You can also directly access the constituent elements within the containing Stim if you need to (e.g., VideoStim.frames
or ComplexTextStim.elements
). Note that, for efficiency reasons, these properties will typically return generators rather than lists (e.g., retrieving the .frames
property of a VideoStim
will return a generator that reads frames lazily). You can always explicitly convert the generator to a list (e.g., frames = list(video.frames)
), just be aware that your memory footprint may instantly balloon in cases where you’re working with large media files.
Timing information¶
Some Stim
classes inherently have a temporal dimension (e.g., VideoStim
and AudioStim
). However, even a static Stim
instance such as an ImageStim
or a TextStim
will often be assigned .onset
and .duration
properties during initialization. Typically, this happens because the static Stim
is understood to be embedded within some temporal context. Consider the following code:
>>> vs = VideoStim('my_video.mp4')
>>> frame_200 = vs.get_frame(200)
>>> print(frame_200.onset, frame_200.duration)
6.666666666666667, 0.03333333333333333
Assume the above video runs at ~30 frames per second. Then, when we retrieve the 200th video frame, the result is a VideoFrameStim
that, in addition to storing a numpy array in its .data
attribute (i.e., the actual image content of the frame), also keeps track of (a) the onset of the frame (in seconds) relative to the start of the source video file, and (b) the duration for which the VideoFrameStim
is supposed to be presented (in this case 1/30 seconds).
Although Stim
onsets and/or durations will usually be set implicitly by pliers, in some cases it makes sense to explicitly set a Stim
’s temporal properties at initialization.

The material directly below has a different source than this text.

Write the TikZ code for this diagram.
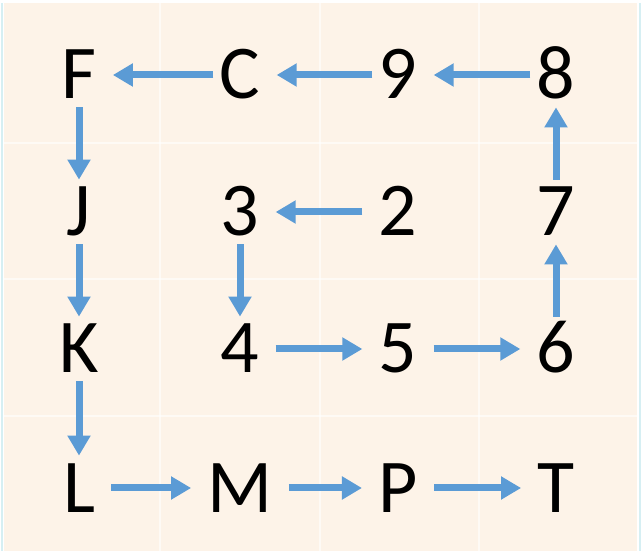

For example, suppose we’re processing log files from a psychology experiment where we presented a series of images to each subject in some predetermined temporal sequence. Even though each image is completely static, we may want pliers to keep track of the onset and duration of each image presentation with respect to the overall session. Assume we’ve processed our experiment log file to the point where we have a list of triples, with filename, onset, and duration of presentation as the elements in each tuple, respectively. Then we can easily construct a list of temporally aligned ImageStims:
# A list of images, with each tuple representing
# the filename, onset, and duration, respectively.
image_list = [
('image1.jpg', 0, 2),
('image2.jpg', 3, 2),
('image3.jpg', 6, 2),
...
]
images = []
for (filename, onset, duration) in image_list:
img = ImageStim(filename, onset=onset, duration=duration)
images.append(img)
If we now run the images list through one or more ImageExtractors, the resulting ExtractorResults or pandas DataFrame will automatically log the correct onset and duration.
Transformation history¶
Although most Stim
instances are initialized directly from a media file, in some cases, Stim
s will be dynamically generated by applying a Converter or Filter to one or more other Stim
s. For example, pliers implements several different API-based speech recognition converters, all of which take an AudioStim
as input, and return a ComplexTextStim
as output. Because the newly-generated Stim
instance is not tied to a file, it’s important to have some way of tracking its provenance. To this end, every Stim
contains a .history attribute. The history is represented as an object of class TransformationLog, which is just a glorified namedtuple. It contains fields that track the name, class, and/or filename of the source (or original) Stim
, the newly generated Stim
, and the Transformer
responsible for the transformation.
For example, this code:
from pliers.converters import VideoToAudioConverter
from pliers.stimuli import VideoStim
video = VideoStim('../pliers/tests/data/video/obama_speech.mp4')
audio = VideoToAudioConverter().transform(video)
audio.history.to_df()
Produces this output:
source_name |
obama_speech.mp4 |
source_file |
../pliers/tests/data/video/obama_speech.mp4 |
source_class |
VideoStim |
result_name |
obama_speech.wav |
result_file |
../pliers/tests/data/video/obama_speech.wav |
result_class |
AudioStim |
transformer_class |
VideoToAudioConverter |
transformer_params |
{} |
Here we only have a single row (in the above table, the first row contains what would normally be displayed as the column names), but every transformation we perform will log another row in the Stim
’s history. In cases with more than one transformation, the history object will also have a parent field, which stores a reference to the previous transformation in the chain. This means that TransformationLog objects basically form a linked list that allows us to trace the full history of any Stim
all the way back to some source file. If we ask for the string representation of a history object (i.e., str(history)
), we get a compact representation of the full trajectory. So, for example, if we load a VideoStim
that then gets converted in turn to an AudioStim
and then a ComplexTextStim
(e.g., via speech-to-text transcription), the transformation history will look something like ‘VideoStim->VideoToAudioConverter/AudioStim->IBMSpeechAPIConverter/ComplexTextStim’.